→ Task to complete
Please restate, exactly as written, the lines running from the beginning of the material through the line that has "const panelTitles = ['Target" in it.

---------- Data shown ----------

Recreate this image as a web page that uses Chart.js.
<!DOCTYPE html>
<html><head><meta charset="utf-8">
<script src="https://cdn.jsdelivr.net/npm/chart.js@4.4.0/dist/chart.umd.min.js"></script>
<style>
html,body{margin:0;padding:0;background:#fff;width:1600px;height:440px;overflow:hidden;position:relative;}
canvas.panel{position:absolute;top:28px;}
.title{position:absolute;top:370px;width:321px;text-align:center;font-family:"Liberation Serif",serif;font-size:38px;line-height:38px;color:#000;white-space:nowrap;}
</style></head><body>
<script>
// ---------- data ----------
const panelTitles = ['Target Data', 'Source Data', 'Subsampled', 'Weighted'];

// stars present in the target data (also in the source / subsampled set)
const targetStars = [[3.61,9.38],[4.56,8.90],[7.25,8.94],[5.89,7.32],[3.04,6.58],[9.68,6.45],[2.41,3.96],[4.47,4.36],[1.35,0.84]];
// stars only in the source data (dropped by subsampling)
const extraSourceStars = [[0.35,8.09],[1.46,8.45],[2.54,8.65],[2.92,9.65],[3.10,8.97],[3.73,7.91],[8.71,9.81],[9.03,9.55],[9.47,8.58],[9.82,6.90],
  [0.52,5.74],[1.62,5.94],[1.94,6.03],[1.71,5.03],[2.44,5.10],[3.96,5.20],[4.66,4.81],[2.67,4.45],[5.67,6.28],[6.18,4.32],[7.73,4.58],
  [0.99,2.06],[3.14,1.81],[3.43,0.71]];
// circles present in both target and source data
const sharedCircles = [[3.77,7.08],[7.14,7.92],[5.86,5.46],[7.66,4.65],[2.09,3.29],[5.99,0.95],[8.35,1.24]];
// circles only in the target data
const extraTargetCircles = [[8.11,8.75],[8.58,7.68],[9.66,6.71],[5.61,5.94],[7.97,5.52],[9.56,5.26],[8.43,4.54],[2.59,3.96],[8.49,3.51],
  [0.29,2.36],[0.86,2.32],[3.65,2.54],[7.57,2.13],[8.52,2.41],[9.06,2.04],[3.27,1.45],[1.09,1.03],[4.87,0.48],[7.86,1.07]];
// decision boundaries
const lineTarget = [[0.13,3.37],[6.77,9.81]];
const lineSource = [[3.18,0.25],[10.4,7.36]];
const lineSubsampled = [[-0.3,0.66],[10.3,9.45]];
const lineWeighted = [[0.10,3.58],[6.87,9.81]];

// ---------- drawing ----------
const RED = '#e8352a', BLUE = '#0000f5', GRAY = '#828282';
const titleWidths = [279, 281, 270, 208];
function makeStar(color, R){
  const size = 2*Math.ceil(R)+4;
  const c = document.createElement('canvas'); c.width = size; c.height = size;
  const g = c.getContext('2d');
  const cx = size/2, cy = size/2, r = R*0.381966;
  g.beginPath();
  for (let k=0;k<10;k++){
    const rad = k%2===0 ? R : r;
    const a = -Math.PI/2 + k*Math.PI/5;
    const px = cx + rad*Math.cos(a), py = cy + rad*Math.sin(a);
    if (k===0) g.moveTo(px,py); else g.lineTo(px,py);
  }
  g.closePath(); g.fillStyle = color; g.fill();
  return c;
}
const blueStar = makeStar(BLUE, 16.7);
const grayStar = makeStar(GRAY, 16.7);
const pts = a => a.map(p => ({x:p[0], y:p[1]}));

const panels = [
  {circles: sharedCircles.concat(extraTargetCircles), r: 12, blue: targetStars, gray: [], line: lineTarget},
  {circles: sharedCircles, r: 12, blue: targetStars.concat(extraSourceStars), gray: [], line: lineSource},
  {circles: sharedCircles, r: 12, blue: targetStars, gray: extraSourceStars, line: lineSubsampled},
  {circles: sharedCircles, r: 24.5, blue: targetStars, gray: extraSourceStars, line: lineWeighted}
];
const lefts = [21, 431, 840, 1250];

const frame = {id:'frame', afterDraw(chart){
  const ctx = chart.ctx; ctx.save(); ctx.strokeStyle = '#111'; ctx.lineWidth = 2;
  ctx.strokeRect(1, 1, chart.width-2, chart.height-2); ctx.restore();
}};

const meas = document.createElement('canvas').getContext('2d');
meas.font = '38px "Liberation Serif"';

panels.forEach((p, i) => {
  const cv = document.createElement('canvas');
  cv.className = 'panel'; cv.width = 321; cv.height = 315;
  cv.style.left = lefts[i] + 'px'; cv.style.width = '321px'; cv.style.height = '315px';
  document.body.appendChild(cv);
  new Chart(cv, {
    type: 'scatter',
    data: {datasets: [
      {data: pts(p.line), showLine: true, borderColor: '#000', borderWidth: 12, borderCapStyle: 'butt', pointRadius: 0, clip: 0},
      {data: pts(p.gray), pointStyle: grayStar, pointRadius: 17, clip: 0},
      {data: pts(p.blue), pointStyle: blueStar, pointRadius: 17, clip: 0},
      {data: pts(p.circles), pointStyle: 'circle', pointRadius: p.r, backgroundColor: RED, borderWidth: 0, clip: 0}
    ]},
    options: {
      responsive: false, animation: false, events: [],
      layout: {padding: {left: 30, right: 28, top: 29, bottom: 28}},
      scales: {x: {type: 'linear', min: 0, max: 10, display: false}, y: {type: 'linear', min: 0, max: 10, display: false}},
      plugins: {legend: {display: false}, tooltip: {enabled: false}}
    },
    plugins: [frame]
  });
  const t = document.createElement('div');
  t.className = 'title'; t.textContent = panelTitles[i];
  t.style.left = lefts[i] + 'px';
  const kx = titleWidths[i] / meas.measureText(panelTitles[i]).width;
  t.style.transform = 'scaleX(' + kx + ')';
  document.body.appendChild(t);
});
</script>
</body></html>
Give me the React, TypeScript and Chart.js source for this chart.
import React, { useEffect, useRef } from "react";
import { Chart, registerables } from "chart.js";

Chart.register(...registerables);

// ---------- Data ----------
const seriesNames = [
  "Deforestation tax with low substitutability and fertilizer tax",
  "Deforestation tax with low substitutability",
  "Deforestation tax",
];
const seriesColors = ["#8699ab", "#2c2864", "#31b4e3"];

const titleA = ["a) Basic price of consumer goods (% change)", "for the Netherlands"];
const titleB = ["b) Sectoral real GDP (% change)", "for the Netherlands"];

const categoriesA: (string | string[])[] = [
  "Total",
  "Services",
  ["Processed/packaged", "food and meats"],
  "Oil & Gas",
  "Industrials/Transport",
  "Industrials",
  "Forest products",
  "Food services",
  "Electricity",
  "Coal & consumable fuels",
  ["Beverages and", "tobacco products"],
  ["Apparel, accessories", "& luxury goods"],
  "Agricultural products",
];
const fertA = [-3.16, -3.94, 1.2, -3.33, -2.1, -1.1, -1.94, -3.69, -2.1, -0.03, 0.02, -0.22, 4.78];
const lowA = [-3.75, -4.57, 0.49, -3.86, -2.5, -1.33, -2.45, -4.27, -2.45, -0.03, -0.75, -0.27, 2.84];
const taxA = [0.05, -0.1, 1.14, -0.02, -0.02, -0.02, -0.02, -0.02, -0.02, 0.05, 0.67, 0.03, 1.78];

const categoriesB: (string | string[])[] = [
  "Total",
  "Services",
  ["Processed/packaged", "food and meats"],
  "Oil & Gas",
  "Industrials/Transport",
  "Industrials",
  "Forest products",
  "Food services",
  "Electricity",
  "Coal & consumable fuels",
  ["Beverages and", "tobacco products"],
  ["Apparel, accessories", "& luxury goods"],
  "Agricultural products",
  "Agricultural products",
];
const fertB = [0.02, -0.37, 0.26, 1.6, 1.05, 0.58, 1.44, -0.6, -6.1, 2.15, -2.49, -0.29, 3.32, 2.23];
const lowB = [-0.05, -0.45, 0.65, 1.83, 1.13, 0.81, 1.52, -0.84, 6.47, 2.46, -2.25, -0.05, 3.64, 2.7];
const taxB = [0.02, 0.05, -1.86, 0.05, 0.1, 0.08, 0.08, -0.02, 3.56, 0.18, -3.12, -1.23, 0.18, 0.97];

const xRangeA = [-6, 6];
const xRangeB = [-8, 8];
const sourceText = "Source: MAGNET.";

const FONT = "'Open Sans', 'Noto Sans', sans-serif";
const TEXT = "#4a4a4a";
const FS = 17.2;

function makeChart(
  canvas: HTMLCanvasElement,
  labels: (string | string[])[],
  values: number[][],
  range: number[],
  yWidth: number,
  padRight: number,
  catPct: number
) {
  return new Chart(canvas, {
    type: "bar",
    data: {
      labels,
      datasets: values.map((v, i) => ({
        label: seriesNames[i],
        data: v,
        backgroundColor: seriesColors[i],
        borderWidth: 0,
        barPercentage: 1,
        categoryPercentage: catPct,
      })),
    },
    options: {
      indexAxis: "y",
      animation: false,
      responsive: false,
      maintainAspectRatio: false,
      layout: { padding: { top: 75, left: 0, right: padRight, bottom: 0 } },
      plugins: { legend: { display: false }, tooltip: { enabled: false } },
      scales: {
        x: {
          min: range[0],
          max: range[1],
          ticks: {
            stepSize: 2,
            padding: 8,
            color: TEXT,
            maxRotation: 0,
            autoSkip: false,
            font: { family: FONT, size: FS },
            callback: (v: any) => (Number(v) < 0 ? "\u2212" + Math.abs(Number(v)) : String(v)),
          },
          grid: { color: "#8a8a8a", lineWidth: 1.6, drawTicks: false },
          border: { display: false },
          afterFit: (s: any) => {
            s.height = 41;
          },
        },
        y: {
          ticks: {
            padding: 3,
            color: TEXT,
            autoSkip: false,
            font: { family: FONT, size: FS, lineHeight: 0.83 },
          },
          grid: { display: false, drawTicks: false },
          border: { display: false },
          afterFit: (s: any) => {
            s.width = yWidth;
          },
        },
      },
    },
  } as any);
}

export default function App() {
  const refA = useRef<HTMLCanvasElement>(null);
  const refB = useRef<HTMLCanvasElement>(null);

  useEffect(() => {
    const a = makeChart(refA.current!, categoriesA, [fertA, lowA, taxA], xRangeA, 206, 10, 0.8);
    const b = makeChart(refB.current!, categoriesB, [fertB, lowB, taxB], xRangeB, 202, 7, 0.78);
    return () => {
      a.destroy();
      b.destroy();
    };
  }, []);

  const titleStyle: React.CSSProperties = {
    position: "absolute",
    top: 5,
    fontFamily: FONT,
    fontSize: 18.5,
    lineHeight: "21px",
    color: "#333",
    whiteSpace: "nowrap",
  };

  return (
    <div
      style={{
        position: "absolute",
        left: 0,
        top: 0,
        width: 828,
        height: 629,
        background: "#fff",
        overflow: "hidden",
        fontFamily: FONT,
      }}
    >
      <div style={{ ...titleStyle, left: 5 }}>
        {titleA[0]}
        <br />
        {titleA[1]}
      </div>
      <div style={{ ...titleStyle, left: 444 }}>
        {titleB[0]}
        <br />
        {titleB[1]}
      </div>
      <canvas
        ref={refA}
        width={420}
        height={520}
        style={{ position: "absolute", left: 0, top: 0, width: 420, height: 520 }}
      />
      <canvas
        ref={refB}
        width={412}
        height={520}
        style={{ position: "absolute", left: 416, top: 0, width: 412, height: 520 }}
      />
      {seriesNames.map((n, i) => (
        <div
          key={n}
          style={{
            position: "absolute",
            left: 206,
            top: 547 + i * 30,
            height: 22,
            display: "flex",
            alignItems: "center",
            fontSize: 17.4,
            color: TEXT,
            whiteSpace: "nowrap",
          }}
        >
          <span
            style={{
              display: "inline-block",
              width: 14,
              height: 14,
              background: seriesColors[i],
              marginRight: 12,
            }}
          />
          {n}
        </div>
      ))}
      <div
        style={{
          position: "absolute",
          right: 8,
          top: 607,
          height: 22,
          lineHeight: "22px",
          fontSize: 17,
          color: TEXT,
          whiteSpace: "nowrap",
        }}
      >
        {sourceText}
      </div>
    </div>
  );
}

----------

→ Full output
Recreate this image as a web page that uses Chart.js.
<!DOCTYPE html>
<html><head><meta charset="utf-8">
<script src="https://cdn.jsdelivr.net/npm/chart.js@4.4.0/dist/chart.umd.min.js"></script>
<style>
html,body{margin:0;padding:0;background:#fff;width:1600px;height:440px;overflow:hidden;position:relative;}
canvas.panel{position:absolute;top:28px;}
.title{position:absolute;top:370px;width:321px;text-align:center;font-family:"Liberation Serif",serif;font-size:38px;line-height:38px;color:#000;white-space:nowrap;}
</style></head><body>
<script>
// ---------- data ----------
const panelTitles = ['Target Data', 'Source Data', 'Subsampled', 'Weighted'];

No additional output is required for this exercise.